<b>MOP MOGUL:</b> Jennifer Lawrence stars as Miracle Mop inventor Joy Mangano in writer/director David O. Russell’s latest film.

For the first half of this movie, reality gets dragged around. Joy opens with a stilted drama, actors performing melodramatic dialogue without making eye contact. Not until later do we understand we’re watching daytime serial actors in the studio, and then, through a TV screen darkly, we see them acting face to face. At roughly the same time, we learn that the people watching the show are Joy (Jennifer Lawrence) and her family, whose lives roughly resemble those of the soap opera stars.

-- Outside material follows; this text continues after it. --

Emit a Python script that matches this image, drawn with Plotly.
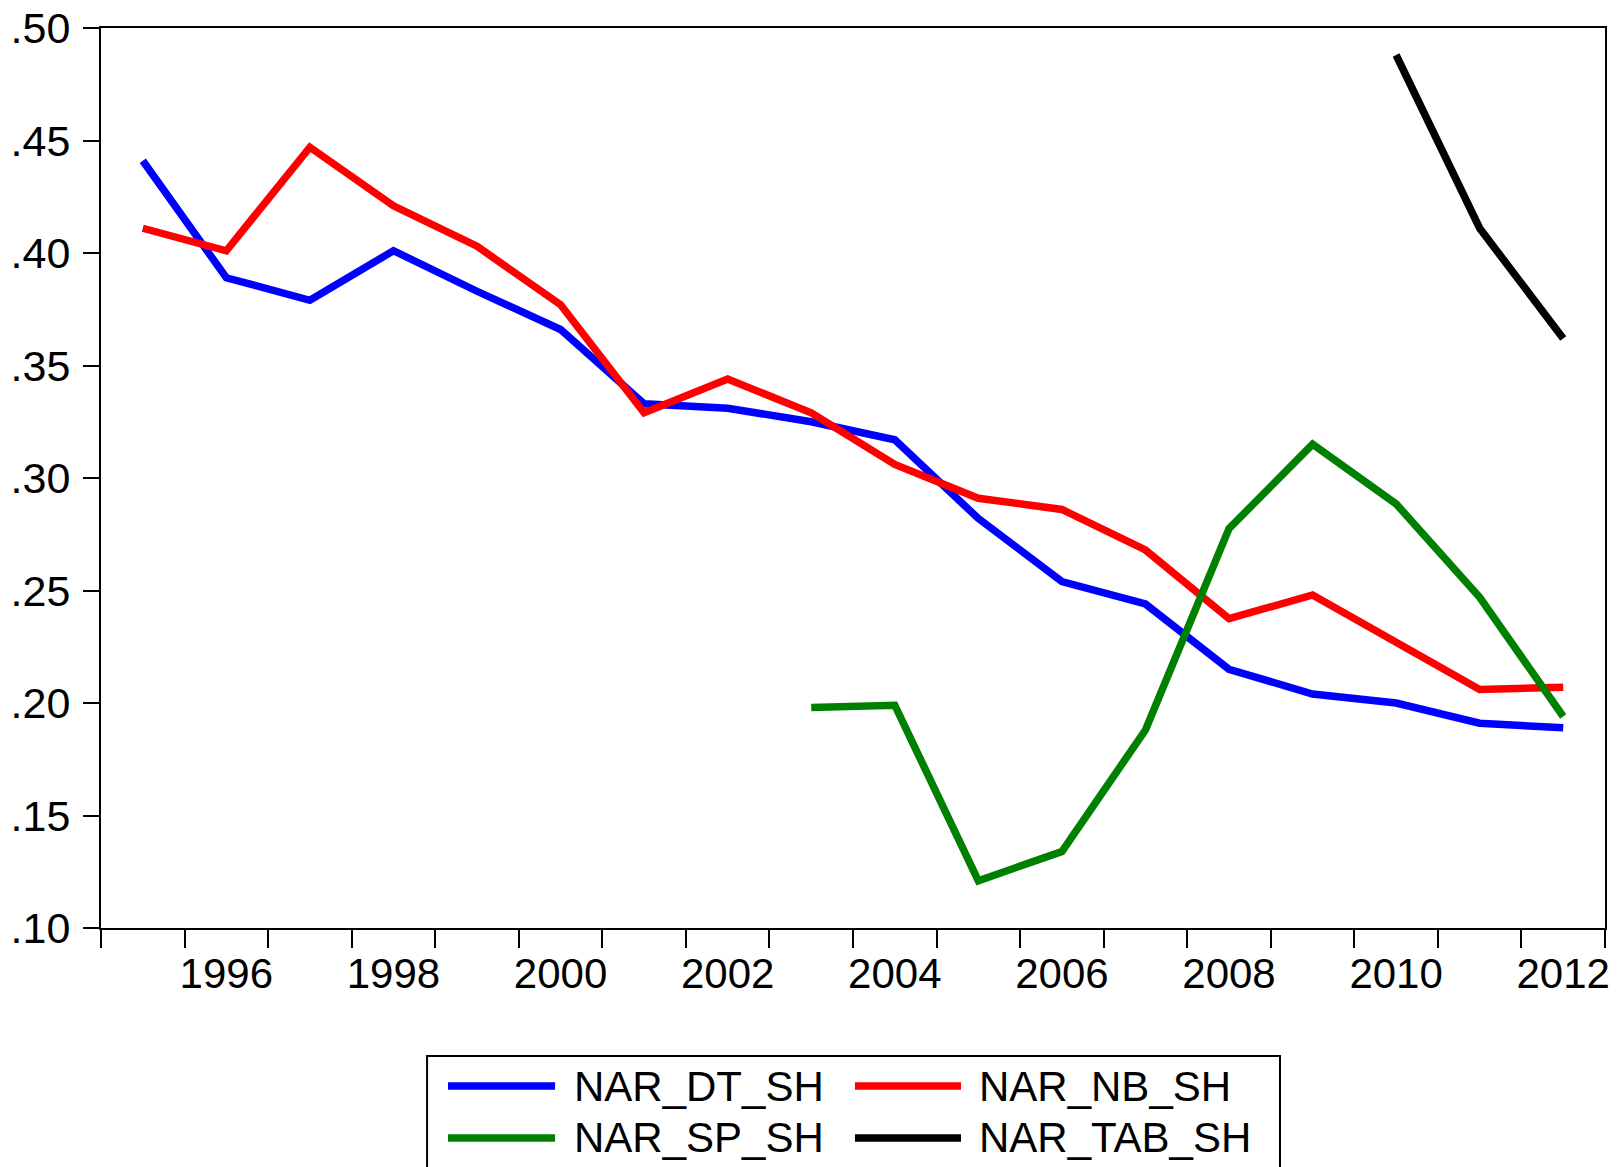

The big difference is that Joy is pushing a magical mop instead of detergent.

Based loosely on the life of Joy Mangano, a real household gizmo inventor second only to Ronco’s Ron Popeil, director David O. Russell’s film places his Joy in a nexus of crazies. As usual, his casting is magic: a romantically challenged father (Robert De Niro); his new Italian girlfriend (Isabella Rossellini); Joy’s soap-opera-addicted mother (Virginia Madsen in gaudy glasses); and in a casting coup, Elisabeth Röhm (One Life to Live) as Joy’s permanently pissed-off half-sister. Dreamer grandma Mimi (Diane Ladd) supplies wistful narration.

The movie doesn’t quite live up to the joys of Silver Linings Playbook or American Hustle, but it has subtle joys of its own. Russell keeps switching between TV and reality like changing channels, and in the second half Bradley Cooper arrives as an executive at the QVC home shopping network, another housewife escape vehicle where Joy’s ragged path to success is launched. A tour de force takes over the finale when our heroine goes on air to promote her genius invention. At times, this movie feels disjointed and cut like a rough collage, but the bounces between truth and illusion are the point. It’s a perfect conclusion to the trilogy of Russell’s American odyssey films starring Lawrence and Cooper. Whether his focus is on a dance contest fantasy, an elaborate political scam, or television networks that run commercials 24 hours a day, Russell revels in the hoaxes we all drag into our real worlds.